- **DATA EXCERPT**:
-- start --
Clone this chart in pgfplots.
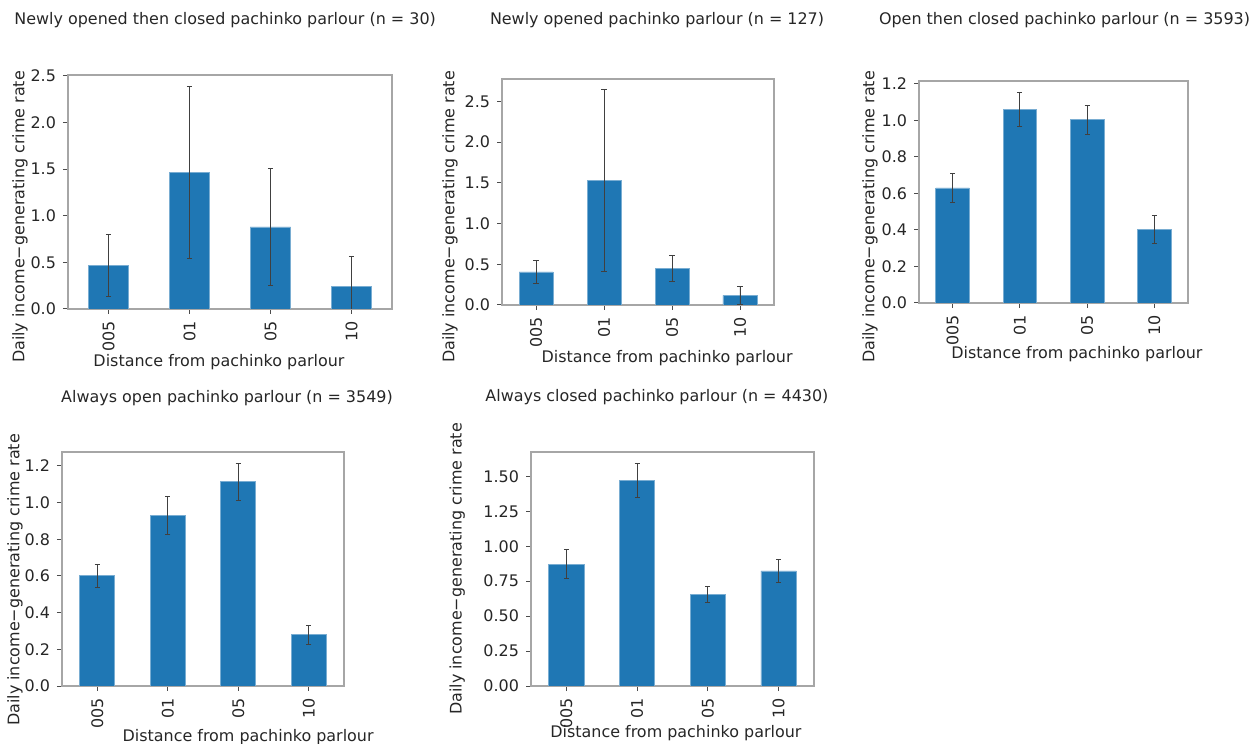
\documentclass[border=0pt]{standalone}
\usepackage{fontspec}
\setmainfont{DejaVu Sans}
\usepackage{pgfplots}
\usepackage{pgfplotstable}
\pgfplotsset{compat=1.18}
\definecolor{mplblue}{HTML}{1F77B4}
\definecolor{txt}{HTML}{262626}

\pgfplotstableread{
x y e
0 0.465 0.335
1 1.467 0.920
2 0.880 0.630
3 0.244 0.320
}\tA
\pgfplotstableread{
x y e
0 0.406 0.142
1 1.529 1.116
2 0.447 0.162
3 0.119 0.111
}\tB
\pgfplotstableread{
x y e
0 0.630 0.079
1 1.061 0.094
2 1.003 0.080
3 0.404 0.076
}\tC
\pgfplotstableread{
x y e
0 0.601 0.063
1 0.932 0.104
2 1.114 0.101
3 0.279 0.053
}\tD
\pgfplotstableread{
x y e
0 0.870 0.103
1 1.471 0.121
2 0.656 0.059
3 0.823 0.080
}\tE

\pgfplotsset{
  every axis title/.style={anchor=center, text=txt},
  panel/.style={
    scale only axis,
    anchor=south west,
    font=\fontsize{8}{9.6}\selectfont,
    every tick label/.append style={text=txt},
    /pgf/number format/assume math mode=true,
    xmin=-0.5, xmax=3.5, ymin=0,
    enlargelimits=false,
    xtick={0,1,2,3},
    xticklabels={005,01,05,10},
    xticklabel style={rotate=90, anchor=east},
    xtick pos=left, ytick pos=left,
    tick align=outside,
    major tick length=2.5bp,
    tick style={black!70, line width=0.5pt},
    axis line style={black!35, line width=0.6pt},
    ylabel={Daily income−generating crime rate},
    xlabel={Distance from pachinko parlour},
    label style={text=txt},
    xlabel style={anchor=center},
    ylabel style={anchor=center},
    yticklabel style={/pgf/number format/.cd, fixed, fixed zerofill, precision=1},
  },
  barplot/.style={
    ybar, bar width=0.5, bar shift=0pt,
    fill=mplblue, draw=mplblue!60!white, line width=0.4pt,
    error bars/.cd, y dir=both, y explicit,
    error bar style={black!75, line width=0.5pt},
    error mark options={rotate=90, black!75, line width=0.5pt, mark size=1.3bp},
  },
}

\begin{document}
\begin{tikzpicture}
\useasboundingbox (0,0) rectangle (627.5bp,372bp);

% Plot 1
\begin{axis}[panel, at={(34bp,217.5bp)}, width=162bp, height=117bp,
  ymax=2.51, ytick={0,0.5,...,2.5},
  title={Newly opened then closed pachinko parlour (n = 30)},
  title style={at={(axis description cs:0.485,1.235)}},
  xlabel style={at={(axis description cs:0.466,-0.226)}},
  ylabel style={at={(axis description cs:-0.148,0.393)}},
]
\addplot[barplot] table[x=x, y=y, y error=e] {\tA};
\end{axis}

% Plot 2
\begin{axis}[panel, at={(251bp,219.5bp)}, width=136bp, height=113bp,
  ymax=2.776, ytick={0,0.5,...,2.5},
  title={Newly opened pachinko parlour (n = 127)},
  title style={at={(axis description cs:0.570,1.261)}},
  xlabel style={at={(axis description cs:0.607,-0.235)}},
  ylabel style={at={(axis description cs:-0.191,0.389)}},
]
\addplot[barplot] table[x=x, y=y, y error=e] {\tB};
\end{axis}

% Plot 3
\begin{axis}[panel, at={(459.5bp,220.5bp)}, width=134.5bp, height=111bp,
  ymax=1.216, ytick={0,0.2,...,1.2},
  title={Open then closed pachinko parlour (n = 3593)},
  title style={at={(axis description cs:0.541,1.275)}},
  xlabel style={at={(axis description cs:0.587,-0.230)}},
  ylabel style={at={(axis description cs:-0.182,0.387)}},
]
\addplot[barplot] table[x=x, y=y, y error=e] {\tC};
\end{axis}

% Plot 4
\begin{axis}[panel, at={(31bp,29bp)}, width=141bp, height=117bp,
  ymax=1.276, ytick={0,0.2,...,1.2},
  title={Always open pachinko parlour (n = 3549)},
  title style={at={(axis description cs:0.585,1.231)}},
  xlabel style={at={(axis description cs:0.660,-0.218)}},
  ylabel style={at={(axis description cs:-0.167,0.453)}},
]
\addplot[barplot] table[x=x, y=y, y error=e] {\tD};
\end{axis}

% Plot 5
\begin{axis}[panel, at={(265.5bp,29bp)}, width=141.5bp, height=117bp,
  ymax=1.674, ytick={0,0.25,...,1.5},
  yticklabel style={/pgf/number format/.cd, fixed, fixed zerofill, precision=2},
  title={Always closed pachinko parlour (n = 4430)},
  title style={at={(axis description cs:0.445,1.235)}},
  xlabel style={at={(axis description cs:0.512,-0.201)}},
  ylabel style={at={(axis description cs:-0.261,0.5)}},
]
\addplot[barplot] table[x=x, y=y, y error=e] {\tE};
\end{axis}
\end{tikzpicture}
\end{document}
-- end --
- **TASK DESCRIPTION**:
Write out the full listing verbatim, excluding its pictures.

- **ANSWER TO THIS PROBLEM**:
Clone this chart in pgfplots.
\documentclass[border=0pt]{standalone}
\usepackage{fontspec}
\setmainfont{DejaVu Sans}
\usepackage{pgfplots}
\usepackage{pgfplotstable}
\pgfplotsset{compat=1.18}
\definecolor{mplblue}{HTML}{1F77B4}
\definecolor{txt}{HTML}{262626}

\pgfplotstableread{
x y e
0 0.465 0.335
1 1.467 0.920
2 0.880 0.630
3 0.244 0.320
}\tA
\pgfplotstableread{
x y e
0 0.406 0.142
1 1.529 1.116
2 0.447 0.162
3 0.119 0.111
}\tB
\pgfplotstableread{
x y e
0 0.630 0.079
1 1.061 0.094
2 1.003 0.080
3 0.404 0.076
}\tC
\pgfplotstableread{
x y e
0 0.601 0.063
1 0.932 0.104
2 1.114 0.101
3 0.279 0.053
}\tD
\pgfplotstableread{
x y e
0 0.870 0.103
1 1.471 0.121
2 0.656 0.059
3 0.823 0.080
}\tE

\pgfplotsset{
  every axis title/.style={anchor=center, text=txt},
  panel/.style={
    scale only axis,
    anchor=south west,
    font=\fontsize{8}{9.6}\selectfont,
    every tick label/.append style={text=txt},
    /pgf/number format/assume math mode=true,
    xmin=-0.5, xmax=3.5, ymin=0,
    enlargelimits=false,
    xtick={0,1,2,3},
    xticklabels={005,01,05,10},
    xticklabel style={rotate=90, anchor=east},
    xtick pos=left, ytick pos=left,
    tick align=outside,
    major tick length=2.5bp,
    tick style={black!70, line width=0.5pt},
    axis line style={black!35, line width=0.6pt},
    ylabel={Daily income−generating crime rate},
    xlabel={Distance from pachinko parlour},
    label style={text=txt},
    xlabel style={anchor=center},
    ylabel style={anchor=center},
    yticklabel style={/pgf/number format/.cd, fixed, fixed zerofill, precision=1},
  },
  barplot/.style={
    ybar, bar width=0.5, bar shift=0pt,
    fill=mplblue, draw=mplblue!60!white, line width=0.4pt,
    error bars/.cd, y dir=both, y explicit,
    error bar style={black!75, line width=0.5pt},
    error mark options={rotate=90, black!75, line width=0.5pt, mark size=1.3bp},
  },
}

\begin{document}
\begin{tikzpicture}
\useasboundingbox (0,0) rectangle (627.5bp,372bp);

% Plot 1
\begin{axis}[panel, at={(34bp,217.5bp)}, width=162bp, height=117bp,
  ymax=2.51, ytick={0,0.5,...,2.5},
  title={Newly opened then closed pachinko parlour (n = 30)},
  title style={at={(axis description cs:0.485,1.235)}},
  xlabel style={at={(axis description cs:0.466,-0.226)}},
  ylabel style={at={(axis description cs:-0.148,0.393)}},
]
\addplot[barplot] table[x=x, y=y, y error=e] {\tA};
\end{axis}

% Plot 2
\begin{axis}[panel, at={(251bp,219.5bp)}, width=136bp, height=113bp,
  ymax=2.776, ytick={0,0.5,...,2.5},
  title={Newly opened pachinko parlour (n = 127)},
  title style={at={(axis description cs:0.570,1.261)}},
  xlabel style={at={(axis description cs:0.607,-0.235)}},
  ylabel style={at={(axis description cs:-0.191,0.389)}},
]
\addplot[barplot] table[x=x, y=y, y error=e] {\tB};
\end{axis}

% Plot 3
\begin{axis}[panel, at={(459.5bp,220.5bp)}, width=134.5bp, height=111bp,
  ymax=1.216, ytick={0,0.2,...,1.2},
  title={Open then closed pachinko parlour (n = 3593)},
  title style={at={(axis description cs:0.541,1.275)}},
  xlabel style={at={(axis description cs:0.587,-0.230)}},
  ylabel style={at={(axis description cs:-0.182,0.387)}},
]
\addplot[barplot] table[x=x, y=y, y error=e] {\tC};
\end{axis}

% Plot 4
\begin{axis}[panel, at={(31bp,29bp)}, width=141bp, height=117bp,
  ymax=1.276, ytick={0,0.2,...,1.2},
  title={Always open pachinko parlour (n = 3549)},
  title style={at={(axis description cs:0.585,1.231)}},
  xlabel style={at={(axis description cs:0.660,-0.218)}},
  ylabel style={at={(axis description cs:-0.167,0.453)}},
]
\addplot[barplot] table[x=x, y=y, y error=e] {\tD};
\end{axis}

% Plot 5
\begin{axis}[panel, at={(265.5bp,29bp)}, width=141.5bp, height=117bp,
  ymax=1.674, ytick={0,0.25,...,1.5},
  yticklabel style={/pgf/number format/.cd, fixed, fixed zerofill, precision=2},
  title={Always closed pachinko parlour (n = 4430)},
  title style={at={(axis description cs:0.445,1.235)}},
  xlabel style={at={(axis description cs:0.512,-0.201)}},
  ylabel style={at={(axis description cs:-0.261,0.5)}},
]
\addplot[barplot] table[x=x, y=y, y error=e] {\tE};
\end{axis}
\end{tikzpicture}
\end{document}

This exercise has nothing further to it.